Department of Agriculture The Secretary of Agriculture should direct the Under Secretaries for Food, Nutrition, and Consumer Services and for Research, Education, and Economics to develop a formal mechanism, such as a designated individual or group of individuals, for providing cross-department leadership for USDA's nutrition education efforts and facilitating cross-program information sharing. (Recommendation 2)
Closed - Implemented
As of May 2021, USDA has taken steps necessary to address this recommendation. In July 2020, USDA established a nutrition promotion working group coordinated by USDA's Office of the Chief Scientist and comprised of representatives from each USDA mission area conducting nutrition promotion or related research and evaluation. According to its charter, the working group will support coordination among USDA agencies charged with ensuring that federal investments in nutrition promotion are judicious and designed to produce the maximum possible impact for USDA and its stakeholders. The working group held its first quarterly meeting in February 2021, according to USDA officials. Additionally, in November 2020, USDA held an interdepartmental nutrition and food safety workshop to facilitate cross-program information sharing. These efforts to better coordinate nutrition education efforts across the department will help USDA to maximize program reach and impact and avoid potentially wasteful duplication of effort.

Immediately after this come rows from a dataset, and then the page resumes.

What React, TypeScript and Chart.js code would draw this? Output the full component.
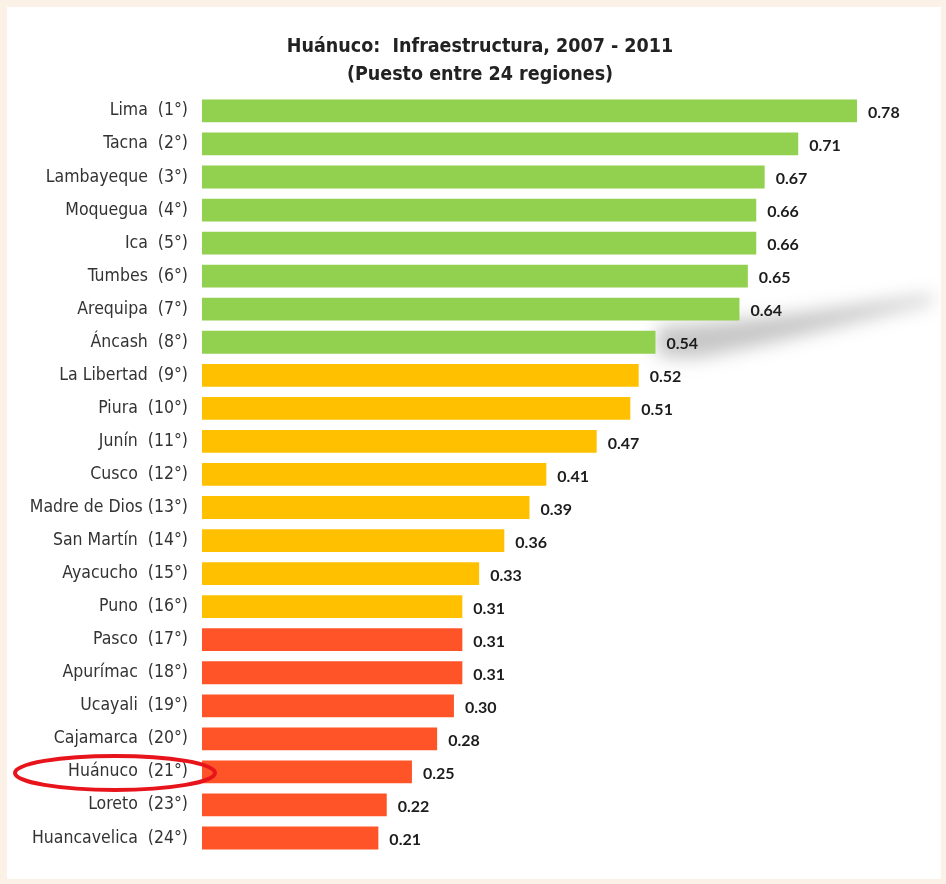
import React, { useEffect, useRef } from "react";
import { Chart, registerables } from "chart.js";

Chart.register(...registerables);

const regions = [
  "Lima  (1°)",
  "Tacna  (2°)",
  "Lambayeque  (3°)",
  "Moquegua  (4°)",
  "Ica  (5°)",
  "Tumbes  (6°)",
  "Arequipa  (7°)",
  "Áncash  (8°)",
  "La Libertad  (9°)",
  "Piura  (10°)",
  "Junín  (11°)",
  "Cusco  (12°)",
  "Madre de Dios (13°)",
  "San Martín  (14°)",
  "Ayacucho  (15°)",
  "Puno  (16°)",
  "Pasco  (17°)",
  "Apurímac  (18°)",
  "Ucayali  (19°)",
  "Cajamarca  (20°)",
  "Huánuco  (21°)",
  "Loreto  (23°)",
  "Huancavelica  (24°)",
];

const values = [
  0.78, 0.71, 0.67, 0.66, 0.66, 0.65, 0.64, 0.54, 0.52, 0.51, 0.47, 0.41,
  0.39, 0.36, 0.33, 0.31, 0.31, 0.31, 0.3, 0.28, 0.25, 0.22, 0.21,
];

const titleLines = [
  "Huánuco:  Infraestructura, 2007 - 2011",
  "(Puesto entre 24 regiones)",
];

const highlighted = "Huánuco  (21°)";
const greenCount = 8;
const orangeCount = 8;
const xMax = 0.88;

const GREEN = "#92D050";
const ORANGE = "#FFC000";
const RED = "#FF5428";
const NARROW = '"Liberation Sans Narrow", "Arial Narrow", "DejaVu Sans Condensed", sans-serif';

export default function App() {
  const ref = useRef<HTMLCanvasElement>(null);

  useEffect(() => {
    if (!ref.current) return;

    const colors = values.map((_, i) =>
      i < greenCount ? GREEN : i < greenCount + orangeCount ? ORANGE : RED
    );

    const shadowPlugin = {
      id: "shadowStreak",
      beforeDatasetsDraw(chart: any) {
        const meta = chart.getDatasetMeta(0);
        const bar = meta.data[7];
        if (!bar) return;
        const ctx = chart.ctx;
        const bx = bar.x;
        const by = bar.y;
        const rx = chart.width - 8;
        ctx.save();
        ctx.filter = "blur(9px)";
        ctx.fillStyle = "rgba(120,120,120,0.42)";
        ctx.beginPath();
        ctx.moveTo(bx + 2, by - 16);
        ctx.bezierCurveTo(bx + 110, by - 22, bx + 200, by - 38, rx, by - 47);
        ctx.lineTo(rx, by - 40);
        ctx.bezierCurveTo(bx + 200, by - 22, bx + 120, by + 2, bx + 40, by + 16);
        ctx.lineTo(bx + 2, by + 14);
        ctx.closePath();
        ctx.fill();
        ctx.restore();
      },
    };

    const labelPlugin = {
      id: "valueLabels",
      afterDatasetsDraw(chart: any) {
        const ctx = chart.ctx;
        const meta = chart.getDatasetMeta(0);
        ctx.save();
        ctx.font = 'bold 16px Lato, "Open Sans", sans-serif';
        ctx.fillStyle = "#1c1c1c";
        ctx.textAlign = "left";
        ctx.textBaseline = "middle";
        meta.data.forEach((bar: any, i: number) => {
          ctx.fillText(values[i].toFixed(2), bar.x + 11, bar.y + 2);
        });
        ctx.restore();
      },
    };

    const ellipsePlugin = {
      id: "highlightEllipse",
      afterDraw(chart: any) {
        const idx = regions.indexOf(highlighted);
        if (idx < 0) return;
        const y = chart.scales.y.getPixelForValue(idx);
        const ctx = chart.ctx;
        ctx.save();
        ctx.strokeStyle = "#E8141C";
        ctx.lineWidth = 4;
        ctx.beginPath();
        ctx.ellipse(chart.chartArea.left - 87, y + 1, 100, 17, 0, 0, Math.PI * 2);
        ctx.stroke();
        ctx.restore();
      },
    };

    const chart = new Chart(ref.current, {
      type: "bar",
      data: {
        labels: regions,
        datasets: [
          {
            data: values,
            backgroundColor: colors,
            borderWidth: 0,
            barPercentage: 0.69,
            categoryPercentage: 1,
          },
        ],
      },
      options: {
        indexAxis: "y",
        responsive: false,
        animation: false,
        layout: { padding: { left: 12, right: 0, top: 0, bottom: 19 } },
        plugins: {
          legend: { display: false },
          tooltip: { enabled: false },
          title: {
            display: true,
            text: titleLines,
            color: "#222222",
            font: { family: NARROW, size: 19.5, weight: "bold", lineHeight: 1.42 },
            padding: { top: 26, bottom: 6 },
          },
        },
        scales: {
          x: {
            display: false,
            min: 0,
            max: xMax,
          },
          y: {
            grid: { display: false, drawTicks: false },
            border: { display: false },
            ticks: {
              color: "#333333",
              padding: 14,
              font: { family: NARROW, size: 17.5 },
            },
            afterFit(scale: any) {
              scale.width = 183;
            },
          },
        },
      },
      plugins: [shadowPlugin, labelPlugin, ellipsePlugin],
    });

    return () => chart.destroy();
  }, []);

  return (
    <div
      style={{
        position: "fixed",
        left: 0,
        top: 0,
        width: 946,
        height: 884,
        background: "#FBF1E7",
      }}
    >
      <div
        style={{
          position: "absolute",
          left: 7,
          top: 7,
          width: 934,
          height: 872,
          background: "#FFFFFF",
        }}
      >
        <canvas ref={ref} width={934} height={872} />
      </div>
    </div>
  );
}
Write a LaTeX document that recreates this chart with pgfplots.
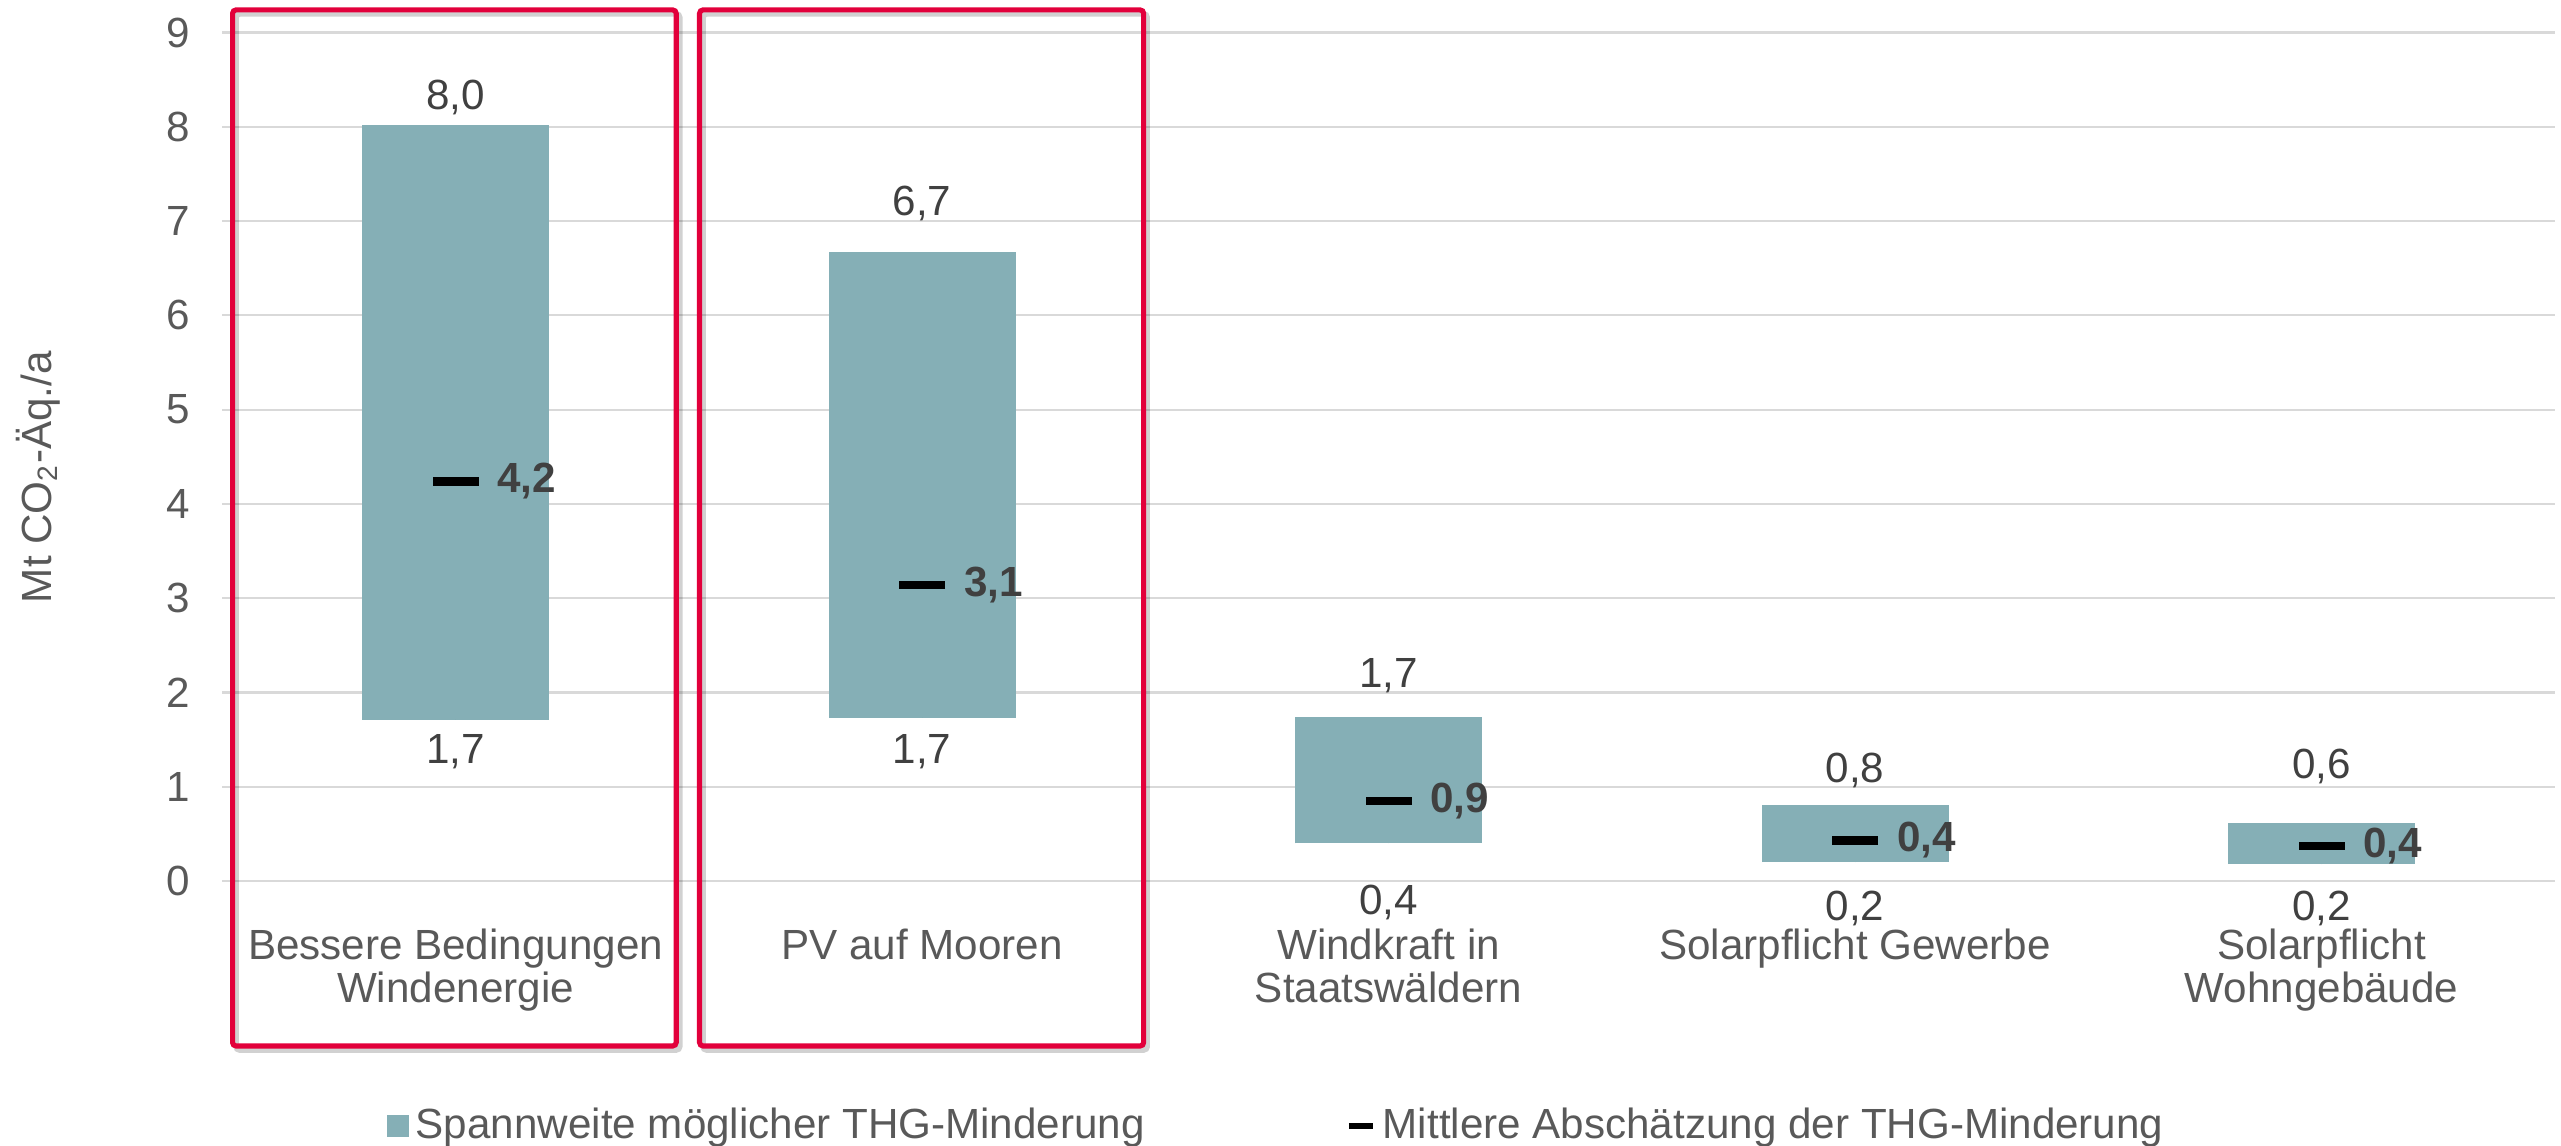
\documentclass[border=0pt]{standalone}
\usepackage{fontspec}
\setmainfont{Liberation Sans}
\usepackage{pgfplots}
\pgfplotsset{compat=1.18}
\usepackage{pgfplotstable}

\definecolor{barc}{RGB}{133,175,182}
\definecolor{redbox}{RGB}{226,0,59}
\definecolor{txt}{RGB}{64,64,64}
\definecolor{ticktxt}{RGB}{89,89,89}
\definecolor{gridc}{RGB}{217,217,217}
\newcommand\fs{\fontsize{12}{12.2}\selectfont}

\pgfplotstableread{
x lo hi mean toppos botpos toplab botlab meanlab
0 1.71 8.02 4.24 8.34 1.41 8,0 1,7 4,2
1 1.73 6.67 3.14 7.22 1.41 6,7 1,7 3,1
2 0.40 1.74 0.85 2.21 -0.20 1,7 0,4 0,9
3 0.20 0.81 0.43 1.20 -0.26 0,8 0,2 0,4
4 0.18 0.62 0.37 1.25 -0.26 0,6 0,2 0,4
}\data

\begin{document}
\begin{tikzpicture}
\path[use as bounding box] (0,0) rectangle (25.61cm,11.45cm);
\begin{axis}[
  at={(2.223cm,2.64cm)}, anchor=south west,
  scale only axis, width=23.325cm, height=8.485cm,
  xmin=-0.5, xmax=4.5, ymin=0, ymax=9,
  ytick={0,1,...,9}, xtick={0,1,2,3,4},
  xticklabels={{Bessere Bedingungen\\Windenergie},{PV auf Mooren},{Windkraft in\\Staatswäldern},{Solarpflicht Gewerbe},{Solarpflicht\\Wohngebäude}},
  xticklabel style={align=center, anchor=north, yshift=-0.36cm, font=\fs, text=ticktxt},
  yticklabel style={font=\fs, text=ticktxt, xshift=-0.2cm},
  /pgf/number format/assume math mode=true,
  axis line style={draw=none},
  major tick length=0pt,
  ymajorgrids, grid style={gridc, line width=0.6pt},
  clip=false,
  ylabel={Mt CO\textsubscript{2}-Äq./a},
  ylabel style={at={(axis description cs:-0.079,0.476)}, anchor=center, font=\fs, text=ticktxt},
  legend style={at={(axis description cs:0.453,-0.2887)}, anchor=center, draw=none, fill=none,
    legend columns=2, font=\fs, text=ticktxt,
    /tikz/every even column/.append style={column sep=1.94cm},
    nodes={inner xsep=0.07cm}},
]
% red boxes with shadow
\draw[black, opacity=0.18, line width=1.6pt, rounded corners=1pt]
  ([xshift=0.035cm,yshift=-0.04cm]axis cs:-0.478,-1.75) rectangle ([xshift=0.035cm,yshift=-0.04cm]axis cs:0.473,9.24);
\draw[black, opacity=0.18, line width=1.6pt, rounded corners=1pt]
  ([xshift=0.035cm,yshift=-0.04cm]axis cs:0.523,-1.75) rectangle ([xshift=0.035cm,yshift=-0.04cm]axis cs:1.475,9.24);
\draw[redbox, line width=1.45pt, rounded corners=1pt] (axis cs:-0.478,-1.75) rectangle (axis cs:0.473,9.24);
\draw[redbox, line width=1.45pt, rounded corners=1pt] (axis cs:0.523,-1.75) rectangle (axis cs:1.475,9.24);

% floating bars (range lo..hi)
\addplot[forget plot, only marks, mark=none, mark size=0pt,
  mark options={draw=none, fill=none},
  error bars/.cd, y dir=plus, y explicit, error mark=none,
  error bar style={line width=1.87cm, barc, line cap=butt}]
  table[x=x, y=lo, y error expr=\thisrow{hi}-\thisrow{lo}] {\data};

% mean markers with bold labels
\addplot[forget plot, only marks, mark=-, mark size=0.23cm,
  mark options={line width=0.085cm, black},
  nodes near coords, point meta=explicit symbolic,
  nodes near coords style={anchor=west, xshift=0.26cm, font=\bfseries\fs, text=txt}]
  table[x=x, y=mean, meta=meanlab] {\data};

% top labels
\addplot[forget plot, only marks, mark=none,
  nodes near coords, point meta=explicit symbolic,
  nodes near coords style={anchor=base, yshift=-4.3pt, font=\fs, text=txt}]
  table[x=x, y=toppos, meta=toplab] {\data};

% bottom labels
\addplot[forget plot, only marks, mark=none,
  nodes near coords, point meta=explicit symbolic,
  nodes near coords style={anchor=base, yshift=-4.3pt, font=\fs, text=txt}]
  table[x=x, y=botpos, meta=botlab] {\data};

\addlegendimage{legend image code/.code={\fill[barc] (0cm,-0.1cm) rectangle (0.2cm,0.1cm);}}
\addlegendentry{Spannweite möglicher THG-Minderung}
\addlegendimage{legend image code/.code={\draw[black, line width=0.06cm] (0cm,0cm) -- (0.24cm,0cm);}}
\addlegendentry{Mittlere Abschätzung der THG-Minderung}
\end{axis}
\end{tikzpicture}
\end{document}
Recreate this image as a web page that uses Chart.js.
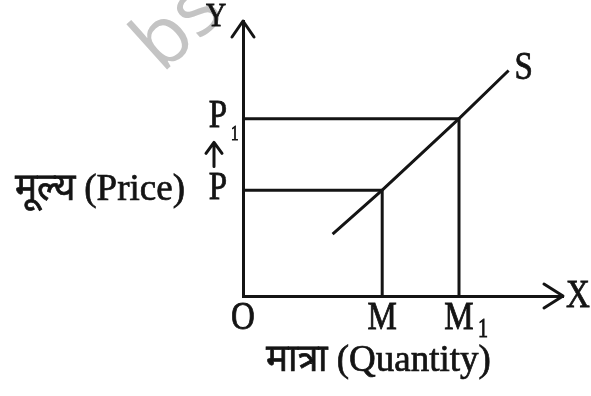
<!DOCTYPE html>
<html>
<head>
<meta charset="utf-8">
<script src="https://cdn.jsdelivr.net/npm/chart.js@4"></script>
<style>
  html, body { margin: 0; padding: 0; background: #ffffff; }
  #wrap { width: 591px; height: 396px; }
</style>
</head>
<body>
<div id="wrap"><canvas id="c" width="591" height="396"></canvas></div>
<script>
// ---- data ----
const supplyQuantity = [2.8, 4.35, 6.75, 8.3];
const supplyPrice    = [2.25, 3.85, 6.45, 8.2];
const quantityLevels = [4.35, 6.75];           // M, M1
const priceLevels    = [3.85, 6.45];           // P, P1
const quantityTickValues = [0, 4.35, 6.75];
const quantityTickLabels = ['O', 'M', 'M'];
const quantityTickSubs   = ['', '', '1'];
const priceTickValues = [3.85, 6.45];
const priceTickLabels = ['P', 'P'];
const priceTickSubs   = ['', '1'];
const xAxisTitle = 'मात्रा (Quantity)';
const yAxisTitle = 'मूल्य (Price)';
const xAxisName = 'X';
const yAxisName = 'Y';
const curveName = 'S';
const watermark = 'bs';

const INK = '#141414';
const SERIF = "'Liberation Serif', 'Times New Roman', serif";

function guide(i) {
  return {
    data: [
      { x: 0, y: priceLevels[i] },
      { x: quantityLevels[i], y: priceLevels[i] },
      { x: quantityLevels[i], y: 0 }
    ],
    borderColor: INK, borderWidth: 3, pointRadius: 0, showLine: true,
    tension: 0, fill: false
  };
}

function txt(ctx, s, x, y, size, sy, align) {
  ctx.save();
  ctx.translate(x, y);
  ctx.scale(1, sy);
  ctx.font = size + 'px ' + SERIF;
  ctx.fillStyle = INK;
  ctx.strokeStyle = INK;
  ctx.lineWidth = 0.7;
  ctx.textAlign = align || 'center';
  ctx.textBaseline = 'middle';
  ctx.fillText(s, 0, 0);
  ctx.strokeText(s, 0, 0);
  ctx.restore();
}

const decor = {
  id: 'decor',
  beforeDatasetsDraw(chart) {
    const ctx = chart.ctx;
    // watermark
    ctx.save();
    ctx.translate(162, 74);
    ctx.rotate(-42 * Math.PI / 180);
    ctx.font = "400 80px 'Open Sans', 'DejaVu Sans', sans-serif";
    ctx.fillStyle = '#c4c4c4';
    ctx.textBaseline = 'alphabetic';
    ctx.fillText(watermark, 0, 0);
    ctx.restore();
  },
  afterDraw(chart) {
    const ctx = chart.ctx;
    const xs = chart.scales.x, ys = chart.scales.y;
    const x0 = xs.getPixelForValue(0), y0 = ys.getPixelForValue(0);
    const xEnd = xs.getPixelForValue(xs.max), yEnd = ys.getPixelForValue(ys.max);
    ctx.save();
    ctx.strokeStyle = INK; ctx.lineWidth = 3; ctx.lineCap = 'round'; ctx.lineJoin = 'round';
    // y arrowhead
    ctx.beginPath();
    ctx.moveTo(x0 - 11, yEnd + 16); ctx.lineTo(x0, yEnd); ctx.lineTo(x0 + 11, yEnd + 16);
    ctx.stroke();
    // x arrowhead
    ctx.beginPath();
    ctx.moveTo(xEnd - 19, y0 - 12); ctx.lineTo(xEnd, y0); ctx.lineTo(xEnd - 19, y0 + 12);
    ctx.stroke();
    // small up arrow between P and P1
    const ya = ys.getPixelForValue((priceLevels[0] + priceLevels[1]) / 2);
    ctx.lineWidth = 3;
    ctx.beginPath();
    ctx.moveTo(x0 - 29, ya + 12); ctx.lineTo(x0 - 29, ya - 12);
    ctx.moveTo(x0 - 37, ya - 1); ctx.lineTo(x0 - 29, ya - 12); ctx.lineTo(x0 - 21, ya - 1);
    ctx.stroke();
    ctx.restore();

    const S = 33, SY = 1.22;
    // quantity ticks
    quantityTickValues.forEach((v, i) => {
      const px = xs.getPixelForValue(v);
      txt(ctx, quantityTickLabels[i], px, y0 + 22, S, SY);
      if (quantityTickSubs[i]) txt(ctx, quantityTickSubs[i], px + 19, y0 + 34, 20, 1.4, 'left');
    });
    // price ticks
    priceTickValues.forEach((v, i) => {
      const py = ys.getPixelForValue(v);
      txt(ctx, priceTickLabels[i], x0 - 25, py - 2, S, SY);
      if (priceTickSubs[i]) txt(ctx, priceTickSubs[i], x0 - 12, py + 16, 15, 1.4, 'left');
    });
    // axis names
    txt(ctx, xAxisName, xEnd + 15, y0, S, SY);
    txt(ctx, yAxisName, x0 - 27, yEnd - 4, 28, SY);
    // curve name
    const lastI = supplyQuantity.length - 1;
    txt(ctx, curveName, xs.getPixelForValue(supplyQuantity[lastI]) + 15,
        ys.getPixelForValue(supplyPrice[lastI]) - 2, S, SY);
    // titles
    txt(ctx, xAxisTitle, xs.getPixelForValue(quantityLevels[0]) - 4, y0 + 65, 37, 1.05);
    txt(ctx, yAxisTitle, 100, ys.getPixelForValue(priceLevels[0]), 37, 1.05);
  }
};

new Chart(document.getElementById('c'), {
  type: 'scatter',
  data: {
    datasets: [
      {
        label: curveName,
        data: supplyQuantity.map((q, i) => ({ x: q, y: supplyPrice[i] })),
        borderColor: INK, borderWidth: 3, pointRadius: 0, showLine: true,
        tension: 0, fill: false, borderCapStyle: 'butt'
      },
      guide(0),
      guide(1)
    ]
  },
  options: {
    responsive: false,
    animation: false,
    devicePixelRatio: 1,
    layout: { padding: { left: 243, right: 28, top: 21, bottom: 100 } },
    plugins: { legend: { display: false }, tooltip: { enabled: false } },
    scales: {
      x: {
        type: 'linear', min: 0, max: 10,
        grid: { display: false, drawTicks: false },
        ticks: { display: false },
        border: { display: true, color: INK, width: 3 },
        afterFit(s) { s.height = 0; }
      },
      y: {
        type: 'linear', min: 0, max: 10,
        grid: { display: false, drawTicks: false },
        ticks: { display: false },
        border: { display: true, color: INK, width: 3 },
        afterFit(s) { s.width = 0; }
      }
    }
  },
  plugins: [decor]
});
</script>
</body>
</html>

Department of Agriculture The Secretary of Agriculture should direct the Under Secretaries for Food, Nutrition, and Consumer Services and for Research, Education, and Economics to identify and implement mechanisms to fully leverage the department's nutrition expertise for its nutrition education efforts. (Recommendation 3)
Closed - Implemented
USDA has deployed various mechanisms to more fully leverage nutrition expertise for its nutrition education efforts. In February 2020, the Office of the Chief Scientist released the USDA Science Blueprint: A Roadmap for USDA Science from 2020 to 2025, which is intended to guide USDA's science priorities for the next 5 years. The Blueprint outlines five overarching themes for USDA's science initiatives, including Food and Nutrition Translation. The report highlights Research, Education, and Economics (REE) research expertise and recognizes the research authorities in Food, Nutrition, and Consumer Services (FNCS), as well as other mission areas. In December 2020, USDA released the Dietary Guidelines for Americans, 2020-2025. The Dietary Guidelines for Americans serve as the basis for nutrition education among federal programs. According to officials, USDA nutritionists from FNCS, REE, and other mission areas within USDA supported the development, review, and release of the latest dietary guidelines. As of May 2021, FNCS also initiated the Nutrition Enterprise Initiative to coordinate nutrition education and information across FNCS, leveraging the skills and expertise of FNCS nutritionists. Through this initiative, officials said FNCS is making a concerted effort to speak with one voice across its food and nutrition programs to ensure consistent messaging based on the Dietary Guidelines for Americans.